Saturday, August 8, 2020

Hacking the Virtual Hackerthon

Greeting from the Virtual Hackathon on Fighting Pandemics. This is organized by the Australian National University Humanitarian Innovation Society (ANU HISoc), with the Clinton Global Initiative University and IBM. We have had an introduction from the organizers at HISoc, and a design thinking workshop from IBM. I will be talking about better logistics at 2:15pm. The opening sessions used Remo Conference, and I am impressed that the organizers have been able to get it to work so well, but Remo needs improvements to be usable for education.

Remo Conference

Remo Conference
Remo Conference

Remo Conference (Version: 2.13.5) takes the "conference" part of video conferencing more literally than other products, with an interface which looks like a conference room floor plan. Participants can be pre-allocated to tables, with a tiny picture of them, labeled with their initials, around the table as if seated. Spare space at the table is indicated by empty chairs. Those at a table can see and hear each other with the video windows appearing at the top of the screen. Participants can move tables by double clicking on another. Some tables may be reserved for MCs and a help desk. The MC can call all participants to a presentation, at which point the table conversations shut down and a large window opens for the presenter. When in presentation mode Remo Conference looks much like any other webinar product, with a presentation window, chat, Q&A and Raise-Hand functions.

The room metaphor is a good idea, but Remo's implementation takes it a bit too literally. One problem is that when the participants arrive there is no sound and no welcome. I spent a lot of time trying to work out why my audio was not working, but it was just that no one was talking: we were all waiting for something to happen. It would be useful if there was some sort of avatar to show us to our seats and some sort of background hum of the crowd. 

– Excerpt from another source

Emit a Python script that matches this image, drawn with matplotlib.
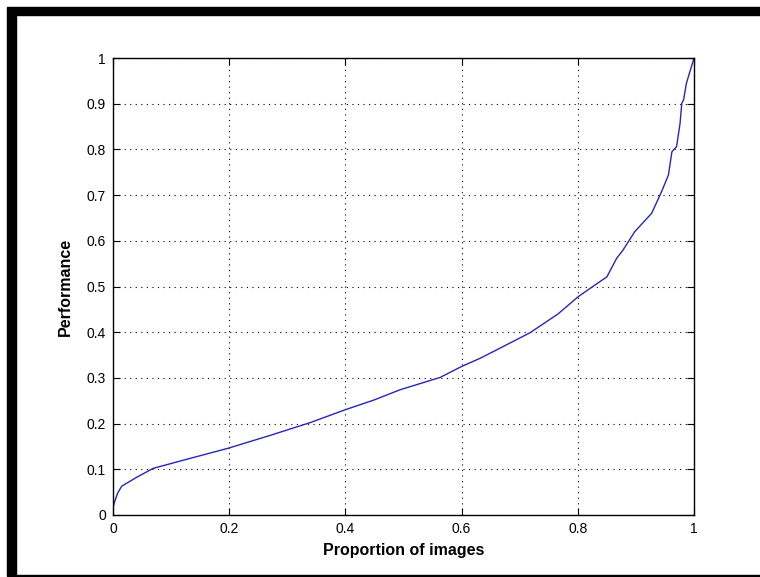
import matplotlib.pyplot as plt
from matplotlib.patches import Rectangle

# curve
proportion = [0.0, 0.002, 0.008, 0.015, 0.04, 0.069, 0.13, 0.198, 0.27, 0.339, 0.399, 0.45,
              0.494, 0.563, 0.600, 0.632, 0.666, 0.718, 0.766, 0.801, 0.827, 0.850, 0.867,
              0.878, 0.887, 0.898, 0.927, 0.944, 0.956, 0.962, 0.970, 0.976, 0.979, 0.982,
              0.987, 1.0]
performance = [0.015, 0.026, 0.048, 0.063, 0.082, 0.102, 0.123, 0.146, 0.174, 0.202, 0.230, 0.252,
               0.274, 0.301, 0.325, 0.343, 0.365, 0.399, 0.440, 0.478, 0.501, 0.521, 0.562,
               0.580, 0.598, 0.620, 0.660, 0.707, 0.744, 0.795, 0.806, 0.857, 0.901, 0.908,
               0.945, 1.0]

xticks = [0, 0.2, 0.4, 0.6, 0.8, 1]
yticks = [0, 0.1, 0.2, 0.3, 0.4, 0.5, 0.6, 0.7, 0.8, 0.9, 1]

plt.rcParams['font.family'] = ['Liberation Sans', 'DejaVu Sans']

W, H = 760, 577
fig = plt.figure(figsize=(W / 100, H / 100), dpi=100)

# window frame: heavy top and left, thin bottom
fig.patches.append(Rectangle((7 / W, 1 - 15 / H), 1 - 7 / W, 8 / H, transform=fig.transFigure,
                             color='black', zorder=0))
fig.patches.append(Rectangle((7 / W, 2 / H), 9 / W, 1 - 17 / H, transform=fig.transFigure,
                             color='black', zorder=0))
fig.patches.append(Rectangle((7 / W, 1 / H), 1 - 7 / W, 1.5 / H, transform=fig.transFigure,
                             color='black', zorder=0))

ax = fig.add_axes([113 / W, 62 / H, 581 / W, 457 / H])
ax.plot(proportion, performance, color='#2626b8', linewidth=1.0)

ax.set_xlim(0, 1)
ax.set_ylim(0, 1)
ax.set_xticks(xticks)
ax.set_yticks(yticks)
ax.set_xticklabels([f'{t:g}' for t in xticks])
ax.set_yticklabels([f'{t:g}' for t in yticks])
ax.grid(True, color='black', linestyle=(0, (1, 4)), linewidth=0.8)
ax.tick_params(direction='in', length=5, top=True, right=True, labelsize=10, pad=5)
for s in ax.spines.values():
    s.set_linewidth(1.0)

ax.set_xlabel('Proportion of images', fontsize=11.5, fontweight='bold', labelpad=5)
ax.set_ylabel('Performance', fontsize=11.5, fontweight='bold', labelpad=10)

fig.savefig('out.png', dpi=100)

Also the fixed room layout does not make best use of screen space. When at a table, having all other tables displayed is a waste of space. It would be better if the interface zoomed in. There is a text chat window, but I could not find a way to resize it, so it obscured things I wanted to see. However, the largest problem is the video does not work well on a slower link.

This is my fourth attempt to use Remo. The first two times I did not manage to see or hear anything. The third time it worked, sort of. This forth time it is usable, but only just. The problem is that like many video conferencing tools, Remo have assumed the user has high speed broadband. As a result on my low speed connection Remo barely works, at the best of times. This is unfortunate, as Zoom have shown this does not need to be the case: Zoom adjusts well for a lower speed link. In Zoom, if I make the window smaller the resolution of video reduces and with that the data transmitted. This doesn't happen with Remo. Even if I minimize the window, so no video is visible, Remo still uses more than 1 Mbps, whereas Zoom uses much less.

The video data use in Remo seems to vary depending on the resolution the video participant is transmitting. During this week's CBRIN First Wednesday, everything was working okay with Remo, until the MC appeared. At that point I saw a blurry closeup of their face frozen on screen. Then a pre-recored YouTube video started and worked fine, but before then end this was interrupted by the MC again as a huge still image. What appears to have been happening was that the MC was in HD video which my system could not cope with. The YouTube was low resolution and worked fine, but was interrupted by the HD again before it could finish playing.

All this discussion of low resolution may sound irrelevant to those with high speed broadband: why not just spend a few dollars and get decent broadband? I could do that as I am relatively well of, and live in a first-world city which pioneered fiber to the node decades ago. But many people can't afford, or can't get, high speed broadband. 

For-profit companies can simply ignore customers without high speed broadband, reasoning these people don't have enough money to be worth worrying about. As an educator, it would be unethical, and perhaps unlawful, to discriminate against students in this way. So when COVID-19 hit I decided to forgo the high speed broadband I had access to and instead make do with a high latency low speed 4G mobile broadband connection My connection works at around 1.5 Mbps, which is is part of the ANU Recommended student system requirements.

If a service doesn't work on low speed broadband, then some of my students, who are now scattered around the world, may not be able to use it. Although Remo recommends a minimum of 8 Mbps, it just about works at 1.5 Mbps. I suggest the developers implement video bandwidth adjustments, like those in Zoom, to make it usable for those who can't afford, or can't get, high speed broadband.